_WORK TO COMPLETE_.
Repeat the data verbatim.

_INFORMATION SUPPLIED_.

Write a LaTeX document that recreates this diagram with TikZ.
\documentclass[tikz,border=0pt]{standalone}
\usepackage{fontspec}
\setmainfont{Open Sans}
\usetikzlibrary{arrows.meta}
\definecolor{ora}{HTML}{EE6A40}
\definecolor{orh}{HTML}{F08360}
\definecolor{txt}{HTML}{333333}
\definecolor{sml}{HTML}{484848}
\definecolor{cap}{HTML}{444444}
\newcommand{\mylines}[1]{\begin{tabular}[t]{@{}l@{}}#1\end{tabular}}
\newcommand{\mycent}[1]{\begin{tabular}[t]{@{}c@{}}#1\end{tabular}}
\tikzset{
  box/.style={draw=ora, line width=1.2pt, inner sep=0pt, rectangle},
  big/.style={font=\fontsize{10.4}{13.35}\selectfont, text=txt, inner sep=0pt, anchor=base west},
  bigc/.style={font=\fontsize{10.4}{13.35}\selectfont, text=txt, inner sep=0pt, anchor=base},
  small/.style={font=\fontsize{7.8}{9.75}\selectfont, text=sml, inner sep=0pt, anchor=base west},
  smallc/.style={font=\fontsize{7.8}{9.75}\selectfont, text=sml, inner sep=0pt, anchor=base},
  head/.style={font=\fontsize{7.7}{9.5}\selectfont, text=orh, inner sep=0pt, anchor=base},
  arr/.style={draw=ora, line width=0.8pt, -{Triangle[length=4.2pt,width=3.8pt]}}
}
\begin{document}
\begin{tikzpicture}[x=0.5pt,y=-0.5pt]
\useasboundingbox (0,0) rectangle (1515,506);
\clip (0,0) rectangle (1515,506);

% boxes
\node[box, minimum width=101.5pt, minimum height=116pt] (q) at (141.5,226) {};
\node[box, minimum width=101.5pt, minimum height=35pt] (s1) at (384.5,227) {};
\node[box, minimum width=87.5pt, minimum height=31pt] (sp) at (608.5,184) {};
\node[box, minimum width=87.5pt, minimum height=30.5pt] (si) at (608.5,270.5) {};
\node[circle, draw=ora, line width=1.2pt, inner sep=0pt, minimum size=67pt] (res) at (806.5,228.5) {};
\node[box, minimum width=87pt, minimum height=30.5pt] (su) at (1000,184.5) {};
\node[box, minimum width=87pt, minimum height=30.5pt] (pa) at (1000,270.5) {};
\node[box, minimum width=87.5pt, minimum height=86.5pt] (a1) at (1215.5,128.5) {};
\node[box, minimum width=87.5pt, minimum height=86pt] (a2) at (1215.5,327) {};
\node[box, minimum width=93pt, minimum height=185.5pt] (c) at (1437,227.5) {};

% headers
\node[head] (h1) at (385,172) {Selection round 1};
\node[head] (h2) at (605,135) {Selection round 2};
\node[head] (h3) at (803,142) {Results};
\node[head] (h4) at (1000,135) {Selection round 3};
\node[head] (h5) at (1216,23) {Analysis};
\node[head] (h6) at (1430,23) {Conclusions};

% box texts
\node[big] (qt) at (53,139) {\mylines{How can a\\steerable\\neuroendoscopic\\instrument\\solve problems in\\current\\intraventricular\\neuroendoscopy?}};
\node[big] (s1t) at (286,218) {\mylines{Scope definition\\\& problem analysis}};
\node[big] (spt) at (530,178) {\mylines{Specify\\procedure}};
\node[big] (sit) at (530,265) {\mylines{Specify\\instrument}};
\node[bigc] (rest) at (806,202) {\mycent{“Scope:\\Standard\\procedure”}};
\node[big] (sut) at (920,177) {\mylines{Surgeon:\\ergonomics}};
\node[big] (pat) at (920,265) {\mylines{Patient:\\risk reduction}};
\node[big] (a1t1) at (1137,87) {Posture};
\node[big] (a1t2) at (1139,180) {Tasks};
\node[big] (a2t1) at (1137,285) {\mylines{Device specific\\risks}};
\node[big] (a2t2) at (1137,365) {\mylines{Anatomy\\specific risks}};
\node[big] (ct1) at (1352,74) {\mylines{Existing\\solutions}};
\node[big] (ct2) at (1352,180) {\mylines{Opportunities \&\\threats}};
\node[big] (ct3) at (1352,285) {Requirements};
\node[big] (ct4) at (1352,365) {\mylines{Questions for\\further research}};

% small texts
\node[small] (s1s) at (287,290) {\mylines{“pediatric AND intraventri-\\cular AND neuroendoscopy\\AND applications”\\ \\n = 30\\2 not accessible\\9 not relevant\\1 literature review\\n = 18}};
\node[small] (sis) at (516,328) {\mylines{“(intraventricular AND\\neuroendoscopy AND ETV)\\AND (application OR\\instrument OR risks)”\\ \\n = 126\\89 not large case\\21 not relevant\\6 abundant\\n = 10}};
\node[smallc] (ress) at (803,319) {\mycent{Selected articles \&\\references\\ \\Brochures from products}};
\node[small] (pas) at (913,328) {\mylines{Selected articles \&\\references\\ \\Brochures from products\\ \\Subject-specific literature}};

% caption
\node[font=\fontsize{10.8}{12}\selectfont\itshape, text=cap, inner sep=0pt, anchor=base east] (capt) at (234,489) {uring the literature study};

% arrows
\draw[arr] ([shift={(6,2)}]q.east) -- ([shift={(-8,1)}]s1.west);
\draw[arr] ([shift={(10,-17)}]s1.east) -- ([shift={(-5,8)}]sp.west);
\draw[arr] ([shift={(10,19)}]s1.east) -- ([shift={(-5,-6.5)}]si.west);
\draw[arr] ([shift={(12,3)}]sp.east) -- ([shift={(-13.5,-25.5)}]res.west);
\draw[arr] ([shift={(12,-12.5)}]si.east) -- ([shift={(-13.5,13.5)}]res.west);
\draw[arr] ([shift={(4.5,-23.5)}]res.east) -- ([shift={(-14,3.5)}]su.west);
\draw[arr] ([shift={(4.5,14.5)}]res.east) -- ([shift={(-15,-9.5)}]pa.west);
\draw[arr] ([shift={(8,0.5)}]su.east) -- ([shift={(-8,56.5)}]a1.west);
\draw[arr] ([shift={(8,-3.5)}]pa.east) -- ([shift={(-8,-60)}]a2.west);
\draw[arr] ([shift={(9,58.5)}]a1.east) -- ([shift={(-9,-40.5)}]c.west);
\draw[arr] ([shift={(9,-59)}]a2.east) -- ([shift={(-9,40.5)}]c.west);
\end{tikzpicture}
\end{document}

_EXERCISE SOLUTION_.
Write a LaTeX document that recreates this diagram with TikZ.
\documentclass[tikz,border=0pt]{standalone}
\usepackage{fontspec}
\setmainfont{Open Sans}
\usetikzlibrary{arrows.meta}
\definecolor{ora}{HTML}{EE6A40}
\definecolor{orh}{HTML}{F08360}
\definecolor{txt}{HTML}{333333}
\definecolor{sml}{HTML}{484848}
\definecolor{cap}{HTML}{444444}
\newcommand{\mylines}[1]{\begin{tabular}[t]{@{}l@{}}#1\end{tabular}}
\newcommand{\mycent}[1]{\begin{tabular}[t]{@{}c@{}}#1\end{tabular}}
\tikzset{
  box/.style={draw=ora, line width=1.2pt, inner sep=0pt, rectangle},
  big/.style={font=\fontsize{10.4}{13.35}\selectfont, text=txt, inner sep=0pt, anchor=base west},
  bigc/.style={font=\fontsize{10.4}{13.35}\selectfont, text=txt, inner sep=0pt, anchor=base},
  small/.style={font=\fontsize{7.8}{9.75}\selectfont, text=sml, inner sep=0pt, anchor=base west},
  smallc/.style={font=\fontsize{7.8}{9.75}\selectfont, text=sml, inner sep=0pt, anchor=base},
  head/.style={font=\fontsize{7.7}{9.5}\selectfont, text=orh, inner sep=0pt, anchor=base},
  arr/.style={draw=ora, line width=0.8pt, -{Triangle[length=4.2pt,width=3.8pt]}}
}
\begin{document}
\begin{tikzpicture}[x=0.5pt,y=-0.5pt]
\useasboundingbox (0,0) rectangle (1515,506);
\clip (0,0) rectangle (1515,506);

% boxes
\node[box, minimum width=101.5pt, minimum height=116pt] (q) at (141.5,226) {};
\node[box, minimum width=101.5pt, minimum height=35pt] (s1) at (384.5,227) {};
\node[box, minimum width=87.5pt, minimum height=31pt] (sp) at (608.5,184) {};
\node[box, minimum width=87.5pt, minimum height=30.5pt] (si) at (608.5,270.5) {};
\node[circle, draw=ora, line width=1.2pt, inner sep=0pt, minimum size=67pt] (res) at (806.5,228.5) {};
\node[box, minimum width=87pt, minimum height=30.5pt] (su) at (1000,184.5) {};
\node[box, minimum width=87pt, minimum height=30.5pt] (pa) at (1000,270.5) {};
\node[box, minimum width=87.5pt, minimum height=86.5pt] (a1) at (1215.5,128.5) {};
\node[box, minimum width=87.5pt, minimum height=86pt] (a2) at (1215.5,327) {};
\node[box, minimum width=93pt, minimum height=185.5pt] (c) at (1437,227.5) {};

% headers
\node[head] (h1) at (385,172) {Selection round 1};
\node[head] (h2) at (605,135) {Selection round 2};
\node[head] (h3) at (803,142) {Results};
\node[head] (h4) at (1000,135) {Selection round 3};
\node[head] (h5) at (1216,23) {Analysis};
\node[head] (h6) at (1430,23) {Conclusions};

% box texts
\node[big] (qt) at (53,139) {\mylines{How can a\\steerable\\neuroendoscopic\\instrument\\solve problems in\\current\\intraventricular\\neuroendoscopy?}};
\node[big] (s1t) at (286,218) {\mylines{Scope definition\\\& problem analysis}};
\node[big] (spt) at (530,178) {\mylines{Specify\\procedure}};
\node[big] (sit) at (530,265) {\mylines{Specify\\instrument}};
\node[bigc] (rest) at (806,202) {\mycent{“Scope:\\Standard\\procedure”}};
\node[big] (sut) at (920,177) {\mylines{Surgeon:\\ergonomics}};
\node[big] (pat) at (920,265) {\mylines{Patient:\\risk reduction}};
\node[big] (a1t1) at (1137,87) {Posture};
\node[big] (a1t2) at (1139,180) {Tasks};
\node[big] (a2t1) at (1137,285) {\mylines{Device specific\\risks}};
\node[big] (a2t2) at (1137,365) {\mylines{Anatomy\\specific risks}};
\node[big] (ct1) at (1352,74) {\mylines{Existing\\solutions}};
\node[big] (ct2) at (1352,180) {\mylines{Opportunities \&\\threats}};
\node[big] (ct3) at (1352,285) {Requirements};
\node[big] (ct4) at (1352,365) {\mylines{Questions for\\further research}};

% small texts
\node[small] (s1s) at (287,290) {\mylines{“pediatric AND intraventri-\\cular AND neuroendoscopy\\AND applications”\\ \\n = 30\\2 not accessible\\9 not relevant\\1 literature review\\n = 18}};
\node[small] (sis) at (516,328) {\mylines{“(intraventricular AND\\neuroendoscopy AND ETV)\\AND (application OR\\instrument OR risks)”\\ \\n = 126\\89 not large case\\21 not relevant\\6 abundant\\n = 10}};
\node[smallc] (ress) at (803,319) {\mycent{Selected articles \&\\references\\ \\Brochures from products}};
\node[small] (pas) at (913,328) {\mylines{Selected articles \&\\references\\ \\Brochures from products\\ \\Subject-specific literature}};

% caption
\node[font=\fontsize{10.8}{12}\selectfont\itshape, text=cap, inner sep=0pt, anchor=base east] (capt) at (234,489) {uring the literature study};

% arrows
\draw[arr] ([shift={(6,2)}]q.east) -- ([shift={(-8,1)}]s1.west);
\draw[arr] ([shift={(10,-17)}]s1.east) -- ([shift={(-5,8)}]sp.west);
\draw[arr] ([shift={(10,19)}]s1.east) -- ([shift={(-5,-6.5)}]si.west);
\draw[arr] ([shift={(12,3)}]sp.east) -- ([shift={(-13.5,-25.5)}]res.west);
\draw[arr] ([shift={(12,-12.5)}]si.east) -- ([shift={(-13.5,13.5)}]res.west);
\draw[arr] ([shift={(4.5,-23.5)}]res.east) -- ([shift={(-14,3.5)}]su.west);
\draw[arr] ([shift={(4.5,14.5)}]res.east) -- ([shift={(-15,-9.5)}]pa.west);
\draw[arr] ([shift={(8,0.5)}]su.east) -- ([shift={(-8,56.5)}]a1.west);
\draw[arr] ([shift={(8,-3.5)}]pa.east) -- ([shift={(-8,-60)}]a2.west);
\draw[arr] ([shift={(9,58.5)}]a1.east) -- ([shift={(-9,-40.5)}]c.west);
\draw[arr] ([shift={(9,-59)}]a2.east) -- ([shift={(-9,40.5)}]c.west);
\end{tikzpicture}
\end{document}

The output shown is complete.